1992: 3 Hellraiser Specials

Clive Barker’s Hellraiser Dark Holiday Special (1992),
Clive Barker’s Hellraiser Summer Special (1992),
Hellraiser: Spring Slaughter (1994)
by a whole bunch of people

The flood of Barker-based product keeps on comic from Epic. It’s mostly been pretty dire stuff up until now, so I’m not really looking forward to reading these specials. But perhaps these will be spiffy? I mean, it’s possible.

The first two are anthologies much like the normal “Hellraiser” series, which makes you wonder what’s the point… There isn’t really much here to suggest that they weren’t solicited for the main anthology, either: The stories in the Xmas special don’t concern Xmas, and the summer anthology stories have nothing to do with summer, in particular.

But they do both have frame stories (written by D G Chichester) that kinda fulfil the remit.

So in the Xmas special, we get to rejoin the three lamest Cenobites ever (introduced in the regular series) investigating… unlawful… incursions from hell.

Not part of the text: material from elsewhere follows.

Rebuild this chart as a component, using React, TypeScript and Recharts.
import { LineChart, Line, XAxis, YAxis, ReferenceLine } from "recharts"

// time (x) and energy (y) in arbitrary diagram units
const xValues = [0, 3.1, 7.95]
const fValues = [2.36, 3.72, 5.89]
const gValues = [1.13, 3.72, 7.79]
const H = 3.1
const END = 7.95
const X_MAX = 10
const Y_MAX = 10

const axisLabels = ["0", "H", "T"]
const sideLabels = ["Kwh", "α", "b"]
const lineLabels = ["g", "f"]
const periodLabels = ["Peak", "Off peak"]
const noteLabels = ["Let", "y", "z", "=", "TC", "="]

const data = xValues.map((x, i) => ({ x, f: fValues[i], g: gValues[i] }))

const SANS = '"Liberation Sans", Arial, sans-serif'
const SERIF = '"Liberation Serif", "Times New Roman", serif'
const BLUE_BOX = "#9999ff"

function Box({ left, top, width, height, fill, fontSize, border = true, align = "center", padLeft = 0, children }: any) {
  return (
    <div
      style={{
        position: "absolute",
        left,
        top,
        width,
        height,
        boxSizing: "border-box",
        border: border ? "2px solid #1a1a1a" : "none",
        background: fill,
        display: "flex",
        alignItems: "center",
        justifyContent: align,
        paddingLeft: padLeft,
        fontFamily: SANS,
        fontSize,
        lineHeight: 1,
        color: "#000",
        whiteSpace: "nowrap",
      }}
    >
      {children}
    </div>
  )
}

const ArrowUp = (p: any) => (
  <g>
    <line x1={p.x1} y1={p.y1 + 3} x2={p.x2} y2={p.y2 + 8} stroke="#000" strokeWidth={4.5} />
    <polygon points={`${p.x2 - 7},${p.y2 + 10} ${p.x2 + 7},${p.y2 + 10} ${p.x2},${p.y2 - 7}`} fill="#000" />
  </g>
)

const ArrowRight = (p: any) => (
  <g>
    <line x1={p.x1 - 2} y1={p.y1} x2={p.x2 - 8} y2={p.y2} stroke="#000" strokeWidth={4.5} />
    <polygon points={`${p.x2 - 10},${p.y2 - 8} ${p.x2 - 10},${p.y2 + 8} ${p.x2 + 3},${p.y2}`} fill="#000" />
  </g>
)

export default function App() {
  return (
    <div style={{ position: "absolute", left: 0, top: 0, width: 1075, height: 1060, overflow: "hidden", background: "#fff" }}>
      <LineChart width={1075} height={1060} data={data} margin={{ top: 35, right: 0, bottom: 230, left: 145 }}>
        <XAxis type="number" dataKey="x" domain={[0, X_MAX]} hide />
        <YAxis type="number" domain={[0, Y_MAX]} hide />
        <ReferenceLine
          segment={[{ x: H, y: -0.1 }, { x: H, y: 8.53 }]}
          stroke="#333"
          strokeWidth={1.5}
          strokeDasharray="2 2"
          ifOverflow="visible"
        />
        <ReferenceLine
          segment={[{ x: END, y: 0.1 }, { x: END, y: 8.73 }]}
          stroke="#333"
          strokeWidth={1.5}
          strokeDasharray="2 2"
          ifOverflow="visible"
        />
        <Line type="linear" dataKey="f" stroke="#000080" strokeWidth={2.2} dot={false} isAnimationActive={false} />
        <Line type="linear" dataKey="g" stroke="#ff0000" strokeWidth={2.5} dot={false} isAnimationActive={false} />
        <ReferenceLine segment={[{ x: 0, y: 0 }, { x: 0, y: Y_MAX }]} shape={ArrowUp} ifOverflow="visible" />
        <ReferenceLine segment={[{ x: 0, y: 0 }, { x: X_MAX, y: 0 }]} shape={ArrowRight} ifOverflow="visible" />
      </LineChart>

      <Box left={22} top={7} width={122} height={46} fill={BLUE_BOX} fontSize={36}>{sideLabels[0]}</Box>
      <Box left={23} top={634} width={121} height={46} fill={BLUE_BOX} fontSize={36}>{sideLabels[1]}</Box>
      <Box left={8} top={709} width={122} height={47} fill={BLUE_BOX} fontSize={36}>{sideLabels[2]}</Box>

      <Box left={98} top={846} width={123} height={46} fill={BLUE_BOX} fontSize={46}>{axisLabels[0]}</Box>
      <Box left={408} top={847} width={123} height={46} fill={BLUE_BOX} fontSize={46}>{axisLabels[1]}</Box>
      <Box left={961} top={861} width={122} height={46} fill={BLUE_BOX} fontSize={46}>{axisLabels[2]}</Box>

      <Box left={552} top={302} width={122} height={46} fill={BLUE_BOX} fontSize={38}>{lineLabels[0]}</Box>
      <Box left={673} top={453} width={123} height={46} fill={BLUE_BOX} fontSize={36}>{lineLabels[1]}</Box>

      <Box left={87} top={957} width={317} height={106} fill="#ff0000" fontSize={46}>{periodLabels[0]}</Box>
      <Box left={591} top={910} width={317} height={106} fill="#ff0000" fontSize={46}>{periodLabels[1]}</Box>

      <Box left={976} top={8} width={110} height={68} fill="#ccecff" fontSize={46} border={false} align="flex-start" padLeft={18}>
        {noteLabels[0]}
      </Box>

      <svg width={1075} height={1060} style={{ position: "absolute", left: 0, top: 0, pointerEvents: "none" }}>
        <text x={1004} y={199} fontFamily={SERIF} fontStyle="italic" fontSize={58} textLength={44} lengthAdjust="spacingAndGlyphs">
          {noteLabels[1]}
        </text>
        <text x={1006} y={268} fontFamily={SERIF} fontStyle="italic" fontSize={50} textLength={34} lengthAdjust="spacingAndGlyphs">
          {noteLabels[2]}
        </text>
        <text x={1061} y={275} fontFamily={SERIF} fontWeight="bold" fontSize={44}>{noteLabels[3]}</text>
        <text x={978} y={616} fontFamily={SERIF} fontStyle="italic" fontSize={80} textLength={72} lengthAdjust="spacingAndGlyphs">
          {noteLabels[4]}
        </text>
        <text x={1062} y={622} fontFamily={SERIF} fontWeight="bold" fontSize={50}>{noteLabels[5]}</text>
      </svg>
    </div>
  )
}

That’s a big Lament Configuration…

Tim Conrad’s artwork’s always fun to look at, but the story by Ben Schwartz doesn’t really seem to make much sense.

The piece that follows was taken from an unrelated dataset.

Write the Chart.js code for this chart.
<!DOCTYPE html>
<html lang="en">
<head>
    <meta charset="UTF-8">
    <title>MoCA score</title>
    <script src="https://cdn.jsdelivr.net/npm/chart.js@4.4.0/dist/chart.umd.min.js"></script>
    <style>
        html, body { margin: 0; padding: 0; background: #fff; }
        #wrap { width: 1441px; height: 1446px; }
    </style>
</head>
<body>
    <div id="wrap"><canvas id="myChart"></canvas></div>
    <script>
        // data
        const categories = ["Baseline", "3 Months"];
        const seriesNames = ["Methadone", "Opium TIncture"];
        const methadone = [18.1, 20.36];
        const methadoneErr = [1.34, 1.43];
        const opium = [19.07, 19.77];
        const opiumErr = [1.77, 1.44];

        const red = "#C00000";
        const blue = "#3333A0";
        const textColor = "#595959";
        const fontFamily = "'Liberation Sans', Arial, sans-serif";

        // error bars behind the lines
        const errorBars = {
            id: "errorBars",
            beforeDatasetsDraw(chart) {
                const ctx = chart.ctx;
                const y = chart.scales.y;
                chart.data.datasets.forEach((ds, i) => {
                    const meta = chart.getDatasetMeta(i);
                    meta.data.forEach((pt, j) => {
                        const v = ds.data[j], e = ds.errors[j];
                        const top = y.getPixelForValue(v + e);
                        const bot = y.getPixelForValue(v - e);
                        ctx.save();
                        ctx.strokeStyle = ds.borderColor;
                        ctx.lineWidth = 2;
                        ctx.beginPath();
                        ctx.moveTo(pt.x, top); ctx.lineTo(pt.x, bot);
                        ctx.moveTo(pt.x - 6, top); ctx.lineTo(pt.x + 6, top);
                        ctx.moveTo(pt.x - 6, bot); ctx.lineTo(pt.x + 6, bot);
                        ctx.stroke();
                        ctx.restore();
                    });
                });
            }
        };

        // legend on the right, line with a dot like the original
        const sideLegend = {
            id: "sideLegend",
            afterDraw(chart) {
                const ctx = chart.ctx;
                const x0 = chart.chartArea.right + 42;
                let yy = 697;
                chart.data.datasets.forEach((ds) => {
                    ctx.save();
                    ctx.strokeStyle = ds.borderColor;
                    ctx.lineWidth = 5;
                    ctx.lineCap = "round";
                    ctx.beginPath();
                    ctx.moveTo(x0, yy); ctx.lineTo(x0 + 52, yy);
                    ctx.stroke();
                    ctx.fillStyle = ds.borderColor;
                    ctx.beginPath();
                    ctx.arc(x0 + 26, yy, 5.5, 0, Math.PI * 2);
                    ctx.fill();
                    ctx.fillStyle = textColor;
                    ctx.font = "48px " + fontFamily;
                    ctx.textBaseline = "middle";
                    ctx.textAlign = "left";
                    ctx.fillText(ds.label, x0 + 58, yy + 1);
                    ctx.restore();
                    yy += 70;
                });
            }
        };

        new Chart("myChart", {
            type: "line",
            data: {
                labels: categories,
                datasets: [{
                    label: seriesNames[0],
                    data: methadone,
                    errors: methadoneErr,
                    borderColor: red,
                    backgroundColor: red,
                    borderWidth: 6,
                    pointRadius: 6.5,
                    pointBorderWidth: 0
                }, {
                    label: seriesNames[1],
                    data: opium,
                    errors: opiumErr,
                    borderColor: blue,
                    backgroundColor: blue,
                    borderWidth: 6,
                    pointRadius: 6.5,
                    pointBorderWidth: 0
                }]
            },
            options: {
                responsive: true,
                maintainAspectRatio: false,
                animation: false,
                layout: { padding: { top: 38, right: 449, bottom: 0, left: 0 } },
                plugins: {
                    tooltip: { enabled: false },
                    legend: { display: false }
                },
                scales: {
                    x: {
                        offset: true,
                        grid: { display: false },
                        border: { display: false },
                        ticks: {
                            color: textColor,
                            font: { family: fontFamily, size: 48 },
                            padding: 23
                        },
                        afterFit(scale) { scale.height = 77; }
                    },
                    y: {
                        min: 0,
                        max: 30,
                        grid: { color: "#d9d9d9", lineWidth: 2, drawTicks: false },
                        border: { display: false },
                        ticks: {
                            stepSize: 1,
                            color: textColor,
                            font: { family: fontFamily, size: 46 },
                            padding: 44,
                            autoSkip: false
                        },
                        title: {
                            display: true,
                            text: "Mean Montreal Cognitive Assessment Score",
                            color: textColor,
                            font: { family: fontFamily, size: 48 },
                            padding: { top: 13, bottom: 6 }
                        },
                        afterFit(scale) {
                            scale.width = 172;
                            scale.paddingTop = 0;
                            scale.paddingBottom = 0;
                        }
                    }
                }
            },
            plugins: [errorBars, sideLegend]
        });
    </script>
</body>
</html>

Father-of-the-Year Award goes to… Frank Lovece does a pretty unusual story (that doesn’t make much sense, but that’s pretty normal), and Mike Okomato provides artwork that’s stiff even by Hellraiser standards.

The summer special’s frame story is about a teacher getting her head set on fire, and another teacher sleuthing how that happened, so it continues the device from the Xmas special. (Or was the Xmas one done before the Summer one? That sounds more likely, really.)

The summer special is longer at 64 pages, and has stories that are … more. Faye Perozich writes a really disgusting little ditty, but the genre is really difficult to do much in: Somebody calls a Cenobite to Earth, and then they are tortured endlessly. The end. And that’s the least inspired Cenobite I’ve seen.

I’m a fan of Jorge Zaffino’s artwork, but it seems pretty phoned in here. I do really like the depiction of that Cenobite; just a dark force in the shadows. However, that’s kinda like the anti-Barker ethos: Barker was all about proving that all sawhorse about “it’s more scary if you can’t see it” wrong. Barker would show everything, all the time. Grind your nose in it. The story, by RJM Lofficier, is the longest in the book, and it makes no sense, whatsoever, within the established rules of the Hellraiser universe. But it’s readable, at least.

Frank Lovece and Bill Koeb does the best story of the book, and probably the best one in the entire Hellraiser series from Epic. Dark, moody, mysterious, gruesome, and… it makes sense! That’s the real shocker here.

Steven Johnson’s artwork on this little thing is all kinds of wrong, but in the right way.

Finally we have the spring special, and it’s not an anthology, but a single story by Larry Wachowski and Mark Pacella. The standard Hellraiser plot had been worn out by now (well, it was worn out after Hellraiser II, really), so they instead pivot to the opposite obvious plot: People are mad and they’re not going to take it any more, so they’re on a mission to kill all the Cenobites and destroy hell.

Well… that’s an innovative Cenobite, but where does the slobbering come from?

It turns out that Cenobites are really easy to kill. Who knew?!

Jesus, Lee! It’s a blank note!

The story ends the only way it could.

This ranty guy didn’t like the Xmas special.

This person didn’t like it either:

The Christmas special acts like an anthology series with “A Christmas Puzzle” as the framing device, some of the cenobites from the original series told 3 tales of horror vaguely related to Christmas. “Child’s Play” was my least favourite, “Nursey Crime” had pretty good artwork and “Sheddin” was just strange. Overall it was a pretty bad volume.

The summer special didn’t seem to be received any better:

The stories are largely OK except they really don’t fit the concept of ‘what i did on my summer vacation’ which annoyed me greatly because it makes the whole feel disjointed and the wrap-around redundant – why not just have it stay as an anthology?

Oh, the same guy that ranted for hours about the Xmas special also rants about the Wachowski book.